Documentation ¶
Index ¶
- func Build2dSlice(rows int, cols int) [][]string
- func ChunkGenome(records <-chan fastx.Record, winSize int, winStride int, chunkSize int) <-chan Chunk
- func ConsumeChunks(chunks <-chan Chunk, metrics []string, refProfile map[int]KmerProfile, ...) chan ChunkResult
- func MakeRange(start, end, step int) []int
- func MinInt(x, y int) int
- func SeqATSkew(seq *seq.Seq) float64
- func SeqEntropy(seq *seq.Seq) float64
- func SeqGC(seq *seq.Seq) float64
- func SeqGCSkew(seq *seq.Seq) float64
- func SeqKmerDiv(seq *seq.Seq, ref KmerProfile, distMetric string) float64
- func StreamGenome(fasta string, bufSize int) <-chan fastx.Record
- type Chunk
- type ChunkResult
- type KmerProfile
Constants ¶
This section is empty.
Variables ¶
This section is empty.
Functions ¶
func Build2dSlice ¶
Build2dSlice builds a 2d slice of float64 of target size
func ChunkGenome ¶
func ChunkGenome(records <-chan fastx.Record, winSize int, winStride int, chunkSize int) <-chan Chunk
ChunkGenome receives fastx.Record from a channel and produces a channel of record chunks. Each chunk contains multiple windows. The chunkSize is given in number of windows the windows size and stride are in basepair.
func ConsumeChunks ¶
func ConsumeChunks(chunks <-chan Chunk, metrics []string, refProfile map[int]KmerProfile, distMetric string) chan ChunkResult
ConsumeChunks computes window-based statistics in chunks and stores them in a ChunkResult struct.
func MakeRange ¶
MakeRange generates a slice of ints from start to end, where each value is spaced by step
func MinInt ¶
MinInt returns the smallest of two integers. If both are equal, the second input is returned.
func SeqEntropy ¶
SeqEntropy computes the Shannon entropy (information entropy) of a DNA sequence. The value returned is between 0 and 1.
func SeqKmerDiv ¶
func SeqKmerDiv(seq *seq.Seq, ref KmerProfile, distMetric string) float64
SeqKmerDiv will compute the Kmer profile of the input profile and compute its distance to a reference k-mer profile.
Types ¶
type Chunk ¶
type Chunk struct { ID []byte BpStart int BpEnd int Seq *seq.Seq Starts []int // contains filtered or unexported fields }
Chunk is a piece of fastx.Record sequence, containing the associated id genomic coordinate. It also contains indices of sliding windows in which statistics will be computed.
type ChunkResult ¶
ChunkResult stores the computed statistics of windows from a chunk in the form of a table. Each row is a window, each column is a feature.
type KmerProfile ¶
KmerProfile stores kmers and their frequencies for a given kmer length
func FastaToKmers ¶
func FastaToKmers(fasta string, k int) KmerProfile
FastaToKmers reads all records in a fasta file and computes its k-mer profile
func NewKmerProfile ¶
func NewKmerProfile(k int) KmerProfile
NewKmerProfile is a helper function to generate an empty Kmer profile
func (*KmerProfile) CountsToFreqs ¶
func (p *KmerProfile) CountsToFreqs()
CountsToFreqs transforms counts in a KmerProfile into frequencies.

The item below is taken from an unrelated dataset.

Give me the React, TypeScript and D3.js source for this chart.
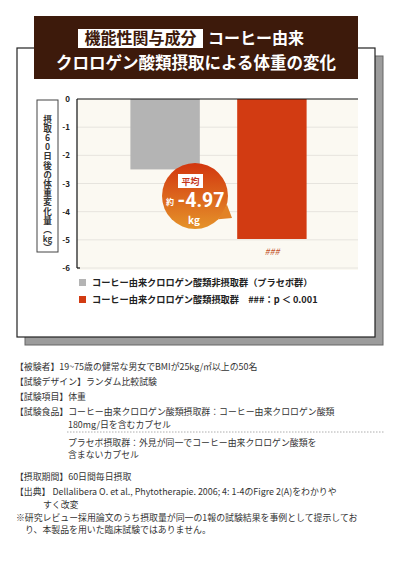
import React from 'react';
import * as d3 from 'd3';

const categories = ['placebo', 'cga'];
const values = [-2.5, -4.97];
const barColors = ['#b4b4b4', '#d23b12'];
const yTicks = [0, -1, -2, -3, -4, -5, -6];
const legendLabels = [
  'コーヒー由来クロロゲン酸類非摂取群（プラセボ群）',
  'コーヒー由来クロロゲン酸類摂取群　###：p ＜ 0.001',
];
const yLabelMain = '摂取60日後の体重変化量（';
const yLabelUnit = 'kg';
const yLabelEnd = '）';
const notes = [
  { x: 15, y: 370, t: '【被験者】19~75歳の健常な男女でBMIが25kg/㎡以上の50名' },
  { x: 15, y: 385, t: '【試験デザイン】ランダム比較試験' },
  { x: 15, y: 400, t: '【試験項目】体重' },
  { x: 15, y: 415, t: '【試験食品】コーヒー由来クロロゲン酸類摂取群：コーヒー由来クロロゲン酸類' },
  { x: 68, y: 427.5, t: '180mg/日を含むカプセル' },
  { x: 68, y: 445.5, t: 'プラセボ摂取群：外見が同一でコーヒー由来クロロゲン酸類を' },
  { x: 68, y: 457.5, t: '含まないカプセル' },
  { x: 15, y: 480, t: '【摂取期間】60日間毎日摂取' },
  { x: 15, y: 495, t: '【出典】 Dellalibera O. et al., Phytotherapie. 2006; 4: 1-4のFigre 2(A)をわかりや' },
  { x: 43, y: 507.5, t: 'すく改変' },
  { x: 16, y: 520.5, t: '※研究レビュー採用論文のうち摂取量が同一の1報の試験結果を事例として提示してお' },
  { x: 25, y: 532.5, t: 'り、本製品を用いた臨床試験ではありません。' },
];

const font = "'Noto Sans CJK JP', 'Noto Sans', sans-serif";

export default function App() {
  const x = d3.scaleBand().domain(categories).range([77, 360]).paddingInner(0.35).paddingOuter(0.5);
  const y = d3.scaleLinear().domain([0, -6]).range([99, 268]);
  const bubbleX = 195;
  const bubbleY = 196;
  const r = 33;
  const a1 = (15 * Math.PI) / 180;
  const a2 = (45 * Math.PI) / 180;
  const bubblePath = `M${bubbleX + r * Math.cos(a1)},${bubbleY + r * Math.sin(a1)} L${bubbleX + r + 4},${bubbleY + 22} L${bubbleX + r * Math.cos(a2)},${bubbleY + r * Math.sin(a2)} Z`;

  return (
    <svg width={400} height={570} style={{ position: 'absolute', left: 0, top: 0 }} fontFamily={font}>
      <defs>
        <linearGradient id="bub" x1="0" y1="0" x2="0" y2="1">
          <stop offset="0%" stopColor="#d2360f" />
          <stop offset="100%" stopColor="#e5932a" />
        </linearGradient>
      </defs>
      <rect width={400} height={570} fill="#fff" />
      {/* card with shadow */}
      <rect x={25} y={56} width={358} height={289} fill="#9c9c9c" stroke="#666" strokeWidth={1} />
      <rect x={17} y={48} width={358} height={289} fill="#fff" stroke="#222" strokeWidth={1.2} />
      {/* title */}
      <rect x={34} y={16} width={324} height={63} fill="#3d1a0b" />
      <rect x={78} y={29} width={125} height={19} fill="#fff" />
      <text x={140.5} y={44} textAnchor="middle" fontSize={16} fontWeight="bold" fill="#3d1a0b">機能性関与成分</text>
      <text x={208} y={44} fontSize={16} fontWeight="bold" fill="#fff">コーヒー由来</text>
      <text x={196} y={69} textAnchor="middle" fontSize={16.5} fontWeight="bold" fill="#fff">クロロゲン酸類摂取による体重の変化</text>
      {/* y label box */}
      <rect x={37} y={100} width={21} height={152} fill="#fff" stroke="#444" strokeWidth={1} />
      <text x={47.5} y={115} fontSize={8.6} fontWeight="bold" fill="#333" letterSpacing={0.6}
        style={{ writingMode: 'vertical-rl', textOrientation: 'upright' }}>
        {yLabelMain}
      </text>
      <text x={47.5} y={242} textAnchor="middle" fontSize={8} fontWeight="bold" fill="#333">{yLabelUnit}</text>
      <text x={47.5} y={243} fontSize={8.6} fontWeight="bold" fill="#333"
        style={{ writingMode: 'vertical-rl', textOrientation: 'upright' }}>
        {yLabelEnd}
      </text>
      {/* plot */}
      <rect x={77} y={y(0)} width={281} height={y(-6) - y(0) + 2} fill="#fbf9f2" />
      {yTicks.slice(1).map((t) => (
        <line key={t} x1={77} x2={358} y1={y(t)} y2={y(t)} stroke="#e6e4de" strokeWidth={1} />
      ))}
      {categories.map((c, i) => (
        <rect key={c} x={x(c)} y={y(0)} width={x.bandwidth()} height={y(values[i]) - y(0)} fill={barColors[i]} />
      ))}
      <line x1={77} x2={358} y1={y(0)} y2={y(0)} stroke="#111" strokeWidth={1.2} />
      <line x1={77} x2={77} y1={y(0)} y2={y(-6)} stroke="#111" strokeWidth={1.2} />
      <line x1={77} x2={80} y1={y(-6)} y2={y(-6)} stroke="#111" strokeWidth={1.2} />
      {yTicks.map((t) => (
        <text key={t} x={70} y={y(t) + 3} textAnchor="end" fontSize={8} fontWeight="bold" fill="#222">
          {t === 0 ? '0' : '-' + Math.abs(t)}
        </text>
      ))}
      <text x={(x('cga') as number) + x.bandwidth() / 2} y={y(values[1]) + 16} textAnchor="middle" fontSize={9} fill="#c4532c" fontStyle="italic">###</text>
      {/* bubble */}
      <circle cx={bubbleX} cy={bubbleY} r={r} fill="url(#bub)" />
      <path d={bubblePath} fill="#e28226" />
      <rect x={178} y={174} width={25} height={14} fill="#fff" />
      <text x={190.5} y={185} textAnchor="middle" fontSize={9} fontWeight="bold" fill="#c4361a">平均</text>
      <text x={170} y={205} textAnchor="middle" fontSize={8} fontWeight="bold" fill="#fff">約</text>
      <text x={201} y={207} textAnchor="middle" fontSize={19.5} fontWeight="bold" fill="#fff" fontFamily="'Liberation Sans Narrow', 'Roboto', sans-serif">-4.97</text>
      <text x={194} y={224} textAnchor="middle" fontSize={10} fontWeight="bold" fill="#fff">kg</text>
      {/* legend */}
      {legendLabels.map((l, i) => (
        <g key={l}>
          <rect x={79} y={279 + i * 17} width={7} height={7} fill={barColors[i]} />
          <text x={92} y={286 + i * 17} fontSize={9.2} fontWeight="bold" fill="#222">{l}</text>
        </g>
      ))}
      {/* notes */}
      <line x1={67} x2={385} y1={432} y2={432} stroke="#999" strokeWidth={0.8} strokeDasharray="1.5,1.5" />
      {notes.map((n, i) => (
        <text key={i} x={n.x} y={n.y} fontSize={8.9} fill="#333">{n.t}</text>
      ))}
    </svg>
  );
}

func (*KmerProfile) GetSeqKmers ¶
func (p *KmerProfile) GetSeqKmers(sq *seq.Seq)
GetSeqKmers compute the k-mer profile of a sequence and increments counts in the KmerProfile accordingly
func (*KmerProfile) KmerCosDist ¶
func (p *KmerProfile) KmerCosDist(ref KmerProfile) float64
KmerCosDist computes the cosine distance between a reference k-mer profile and another profile. The reference is assumed to include all k-mers present in the profile.
func (*KmerProfile) KmerEuclDist ¶
func (p *KmerProfile) KmerEuclDist(ref KmerProfile) float64
KmerEuclDist computes the euclidean distance between a reference k-mer profile and another profile. The reference is assumed to include all k-mers present in the profile.